▸ Data extracted from a collection
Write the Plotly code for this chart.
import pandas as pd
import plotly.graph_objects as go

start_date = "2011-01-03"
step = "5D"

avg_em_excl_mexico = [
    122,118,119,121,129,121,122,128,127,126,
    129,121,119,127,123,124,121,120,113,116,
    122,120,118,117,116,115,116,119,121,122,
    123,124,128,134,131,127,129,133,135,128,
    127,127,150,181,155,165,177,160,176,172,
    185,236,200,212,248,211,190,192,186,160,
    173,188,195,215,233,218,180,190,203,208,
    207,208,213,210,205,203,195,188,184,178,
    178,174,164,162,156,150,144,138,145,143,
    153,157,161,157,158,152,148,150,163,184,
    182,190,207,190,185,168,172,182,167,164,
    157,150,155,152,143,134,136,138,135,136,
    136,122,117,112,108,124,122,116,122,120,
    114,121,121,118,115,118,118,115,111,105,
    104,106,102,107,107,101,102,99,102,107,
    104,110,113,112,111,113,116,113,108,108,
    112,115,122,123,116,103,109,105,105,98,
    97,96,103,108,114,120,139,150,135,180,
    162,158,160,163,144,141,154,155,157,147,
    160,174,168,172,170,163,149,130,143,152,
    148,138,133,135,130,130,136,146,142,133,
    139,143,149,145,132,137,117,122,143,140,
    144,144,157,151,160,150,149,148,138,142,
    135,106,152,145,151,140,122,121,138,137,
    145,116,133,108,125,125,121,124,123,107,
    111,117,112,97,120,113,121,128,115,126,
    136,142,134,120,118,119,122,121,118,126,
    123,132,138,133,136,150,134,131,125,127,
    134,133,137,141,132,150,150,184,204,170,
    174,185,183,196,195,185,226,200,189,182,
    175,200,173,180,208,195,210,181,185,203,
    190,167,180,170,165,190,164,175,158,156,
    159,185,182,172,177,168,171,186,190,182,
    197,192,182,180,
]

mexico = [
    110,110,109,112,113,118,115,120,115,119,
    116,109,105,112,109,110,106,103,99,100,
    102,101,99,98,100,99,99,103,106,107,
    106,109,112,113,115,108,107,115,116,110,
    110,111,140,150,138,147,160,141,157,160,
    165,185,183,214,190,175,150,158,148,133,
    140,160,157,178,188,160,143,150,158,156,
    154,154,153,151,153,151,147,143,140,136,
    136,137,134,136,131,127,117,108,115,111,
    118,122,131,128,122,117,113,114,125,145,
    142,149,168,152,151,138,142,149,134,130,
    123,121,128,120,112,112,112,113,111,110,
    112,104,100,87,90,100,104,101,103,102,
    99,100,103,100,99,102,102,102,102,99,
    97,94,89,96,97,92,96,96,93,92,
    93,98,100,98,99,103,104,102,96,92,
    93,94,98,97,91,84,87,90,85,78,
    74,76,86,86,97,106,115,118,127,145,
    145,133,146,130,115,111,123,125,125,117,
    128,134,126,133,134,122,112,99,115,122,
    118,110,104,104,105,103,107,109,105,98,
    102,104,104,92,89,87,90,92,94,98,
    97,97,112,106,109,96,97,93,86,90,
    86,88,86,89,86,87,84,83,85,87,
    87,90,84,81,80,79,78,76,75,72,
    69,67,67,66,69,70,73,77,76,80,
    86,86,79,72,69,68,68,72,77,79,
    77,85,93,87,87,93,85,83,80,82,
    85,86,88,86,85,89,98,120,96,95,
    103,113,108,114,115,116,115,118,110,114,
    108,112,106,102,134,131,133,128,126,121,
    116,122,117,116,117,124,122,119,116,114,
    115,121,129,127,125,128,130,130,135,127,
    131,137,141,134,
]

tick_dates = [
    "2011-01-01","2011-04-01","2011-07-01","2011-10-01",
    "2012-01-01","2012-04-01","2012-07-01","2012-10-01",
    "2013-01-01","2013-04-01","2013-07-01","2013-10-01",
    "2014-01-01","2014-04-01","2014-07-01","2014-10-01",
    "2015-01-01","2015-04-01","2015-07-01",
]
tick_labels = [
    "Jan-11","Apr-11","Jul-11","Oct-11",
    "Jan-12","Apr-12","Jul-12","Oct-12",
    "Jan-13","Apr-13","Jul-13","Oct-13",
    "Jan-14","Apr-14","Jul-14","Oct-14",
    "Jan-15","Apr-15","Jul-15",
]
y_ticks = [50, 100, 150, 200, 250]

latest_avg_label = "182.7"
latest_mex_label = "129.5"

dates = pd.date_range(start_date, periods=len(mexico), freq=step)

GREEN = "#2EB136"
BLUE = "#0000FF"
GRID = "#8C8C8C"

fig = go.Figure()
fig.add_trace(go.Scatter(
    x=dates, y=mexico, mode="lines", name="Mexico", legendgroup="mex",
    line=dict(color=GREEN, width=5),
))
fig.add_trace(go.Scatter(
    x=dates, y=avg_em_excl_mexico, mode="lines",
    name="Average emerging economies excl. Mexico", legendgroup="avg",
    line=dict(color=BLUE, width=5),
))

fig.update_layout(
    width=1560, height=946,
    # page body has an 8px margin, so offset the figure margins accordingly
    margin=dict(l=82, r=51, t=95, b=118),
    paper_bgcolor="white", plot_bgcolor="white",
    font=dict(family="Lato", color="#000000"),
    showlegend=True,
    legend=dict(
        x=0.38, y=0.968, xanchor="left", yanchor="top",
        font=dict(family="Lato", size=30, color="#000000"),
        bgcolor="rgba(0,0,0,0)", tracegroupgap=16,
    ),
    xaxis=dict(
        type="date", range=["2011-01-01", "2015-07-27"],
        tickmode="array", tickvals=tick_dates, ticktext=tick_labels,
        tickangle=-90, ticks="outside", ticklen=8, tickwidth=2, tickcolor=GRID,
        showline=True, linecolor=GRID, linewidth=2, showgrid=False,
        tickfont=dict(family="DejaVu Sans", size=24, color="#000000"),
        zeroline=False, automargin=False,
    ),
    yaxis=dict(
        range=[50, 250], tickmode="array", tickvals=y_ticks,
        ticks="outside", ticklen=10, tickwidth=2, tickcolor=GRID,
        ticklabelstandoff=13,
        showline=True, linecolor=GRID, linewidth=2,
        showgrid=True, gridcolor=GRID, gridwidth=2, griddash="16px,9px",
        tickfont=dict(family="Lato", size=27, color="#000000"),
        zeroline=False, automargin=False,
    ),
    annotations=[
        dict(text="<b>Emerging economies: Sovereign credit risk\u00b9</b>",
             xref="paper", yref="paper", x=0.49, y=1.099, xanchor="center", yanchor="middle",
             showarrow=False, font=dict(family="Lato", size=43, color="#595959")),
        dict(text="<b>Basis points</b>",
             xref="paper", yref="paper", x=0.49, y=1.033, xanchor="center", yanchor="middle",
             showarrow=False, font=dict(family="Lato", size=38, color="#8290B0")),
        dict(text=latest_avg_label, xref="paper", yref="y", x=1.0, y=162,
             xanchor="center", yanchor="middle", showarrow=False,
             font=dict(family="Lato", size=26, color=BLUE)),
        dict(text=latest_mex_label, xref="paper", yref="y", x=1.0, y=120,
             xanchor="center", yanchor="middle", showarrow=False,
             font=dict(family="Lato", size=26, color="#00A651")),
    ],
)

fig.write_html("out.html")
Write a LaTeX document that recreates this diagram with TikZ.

▸ REQUIREMENT
Reproduce all data above, unchanged.

▸ TASK ANSWER
Write the Plotly code for this chart.
import pandas as pd
import plotly.graph_objects as go

start_date = "2011-01-03"
step = "5D"

avg_em_excl_mexico = [
    122,118,119,121,129,121,122,128,127,126,
    129,121,119,127,123,124,121,120,113,116,
    122,120,118,117,116,115,116,119,121,122,
    123,124,128,134,131,127,129,133,135,128,
    127,127,150,181,155,165,177,160,176,172,
    185,236,200,212,248,211,190,192,186,160,
    173,188,195,215,233,218,180,190,203,208,
    207,208,213,210,205,203,195,188,184,178,
    178,174,164,162,156,150,144,138,145,143,
    153,157,161,157,158,152,148,150,163,184,
    182,190,207,190,185,168,172,182,167,164,
    157,150,155,152,143,134,136,138,135,136,
    136,122,117,112,108,124,122,116,122,120,
    114,121,121,118,115,118,118,115,111,105,
    104,106,102,107,107,101,102,99,102,107,
    104,110,113,112,111,113,116,113,108,108,
    112,115,122,123,116,103,109,105,105,98,
    97,96,103,108,114,120,139,150,135,180,
    162,158,160,163,144,141,154,155,157,147,
    160,174,168,172,170,163,149,130,143,152,
    148,138,133,135,130,130,136,146,142,133,
    139,143,149,145,132,137,117,122,143,140,
    144,144,157,151,160,150,149,148,138,142,
    135,106,152,145,151,140,122,121,138,137,
    145,116,133,108,125,125,121,124,123,107,
    111,117,112,97,120,113,121,128,115,126,
    136,142,134,120,118,119,122,121,118,126,
    123,132,138,133,136,150,134,131,125,127,
    134,133,137,141,132,150,150,184,204,170,
    174,185,183,196,195,185,226,200,189,182,
    175,200,173,180,208,195,210,181,185,203,
    190,167,180,170,165,190,164,175,158,156,
    159,185,182,172,177,168,171,186,190,182,
    197,192,182,180,
]

mexico = [
    110,110,109,112,113,118,115,120,115,119,
    116,109,105,112,109,110,106,103,99,100,
    102,101,99,98,100,99,99,103,106,107,
    106,109,112,113,115,108,107,115,116,110,
    110,111,140,150,138,147,160,141,157,160,
    165,185,183,214,190,175,150,158,148,133,
    140,160,157,178,188,160,143,150,158,156,
    154,154,153,151,153,151,147,143,140,136,
    136,137,134,136,131,127,117,108,115,111,
    118,122,131,128,122,117,113,114,125,145,
    142,149,168,152,151,138,142,149,134,130,
    123,121,128,120,112,112,112,113,111,110,
    112,104,100,87,90,100,104,101,103,102,
    99,100,103,100,99,102,102,102,102,99,
    97,94,89,96,97,92,96,96,93,92,
    93,98,100,98,99,103,104,102,96,92,
    93,94,98,97,91,84,87,90,85,78,
    74,76,86,86,97,106,115,118,127,145,
    145,133,146,130,115,111,123,125,125,117,
    128,134,126,133,134,122,112,99,115,122,
    118,110,104,104,105,103,107,109,105,98,
    102,104,104,92,89,87,90,92,94,98,
    97,97,112,106,109,96,97,93,86,90,
    86,88,86,89,86,87,84,83,85,87,
    87,90,84,81,80,79,78,76,75,72,
    69,67,67,66,69,70,73,77,76,80,
    86,86,79,72,69,68,68,72,77,79,
    77,85,93,87,87,93,85,83,80,82,
    85,86,88,86,85,89,98,120,96,95,
    103,113,108,114,115,116,115,118,110,114,
    108,112,106,102,134,131,133,128,126,121,
    116,122,117,116,117,124,122,119,116,114,
    115,121,129,127,125,128,130,130,135,127,
    131,137,141,134,
]

tick_dates = [
    "2011-01-01","2011-04-01","2011-07-01","2011-10-01",
    "2012-01-01","2012-04-01","2012-07-01","2012-10-01",
    "2013-01-01","2013-04-01","2013-07-01","2013-10-01",
    "2014-01-01","2014-04-01","2014-07-01","2014-10-01",
    "2015-01-01","2015-04-01","2015-07-01",
]
tick_labels = [
    "Jan-11","Apr-11","Jul-11","Oct-11",
    "Jan-12","Apr-12","Jul-12","Oct-12",
    "Jan-13","Apr-13","Jul-13","Oct-13",
    "Jan-14","Apr-14","Jul-14","Oct-14",
    "Jan-15","Apr-15","Jul-15",
]
y_ticks = [50, 100, 150, 200, 250]

latest_avg_label = "182.7"
latest_mex_label = "129.5"

dates = pd.date_range(start_date, periods=len(mexico), freq=step)

GREEN = "#2EB136"
BLUE = "#0000FF"
GRID = "#8C8C8C"

fig = go.Figure()
fig.add_trace(go.Scatter(
    x=dates, y=mexico, mode="lines", name="Mexico", legendgroup="mex",
    line=dict(color=GREEN, width=5),
))
fig.add_trace(go.Scatter(
    x=dates, y=avg_em_excl_mexico, mode="lines",
    name="Average emerging economies excl. Mexico", legendgroup="avg",
    line=dict(color=BLUE, width=5),
))

fig.update_layout(
    width=1560, height=946,
    # page body has an 8px margin, so offset the figure margins accordingly
    margin=dict(l=82, r=51, t=95, b=118),
    paper_bgcolor="white", plot_bgcolor="white",
    font=dict(family="Lato", color="#000000"),
    showlegend=True,
    legend=dict(
        x=0.38, y=0.968, xanchor="left", yanchor="top",
        font=dict(family="Lato", size=30, color="#000000"),
        bgcolor="rgba(0,0,0,0)", tracegroupgap=16,
    ),
    xaxis=dict(
        type="date", range=["2011-01-01", "2015-07-27"],
        tickmode="array", tickvals=tick_dates, ticktext=tick_labels,
        tickangle=-90, ticks="outside", ticklen=8, tickwidth=2, tickcolor=GRID,
        showline=True, linecolor=GRID, linewidth=2, showgrid=False,
        tickfont=dict(family="DejaVu Sans", size=24, color="#000000"),
        zeroline=False, automargin=False,
    ),
    yaxis=dict(
        range=[50, 250], tickmode="array", tickvals=y_ticks,
        ticks="outside", ticklen=10, tickwidth=2, tickcolor=GRID,
        ticklabelstandoff=13,
        showline=True, linecolor=GRID, linewidth=2,
        showgrid=True, gridcolor=GRID, gridwidth=2, griddash="16px,9px",
        tickfont=dict(family="Lato", size=27, color="#000000"),
        zeroline=False, automargin=False,
    ),
    annotations=[
        dict(text="<b>Emerging economies: Sovereign credit risk\u00b9</b>",
             xref="paper", yref="paper", x=0.49, y=1.099, xanchor="center", yanchor="middle",
             showarrow=False, font=dict(family="Lato", size=43, color="#595959")),
        dict(text="<b>Basis points</b>",
             xref="paper", yref="paper", x=0.49, y=1.033, xanchor="center", yanchor="middle",
             showarrow=False, font=dict(family="Lato", size=38, color="#8290B0")),
        dict(text=latest_avg_label, xref="paper", yref="y", x=1.0, y=162,
             xanchor="center", yanchor="middle", showarrow=False,
             font=dict(family="Lato", size=26, color=BLUE)),
        dict(text=latest_mex_label, xref="paper", yref="y", x=1.0, y=120,
             xanchor="center", yanchor="middle", showarrow=False,
             font=dict(family="Lato", size=26, color="#00A651")),
    ],
)

fig.write_html("out.html")
Write a LaTeX document that recreates this diagram with TikZ.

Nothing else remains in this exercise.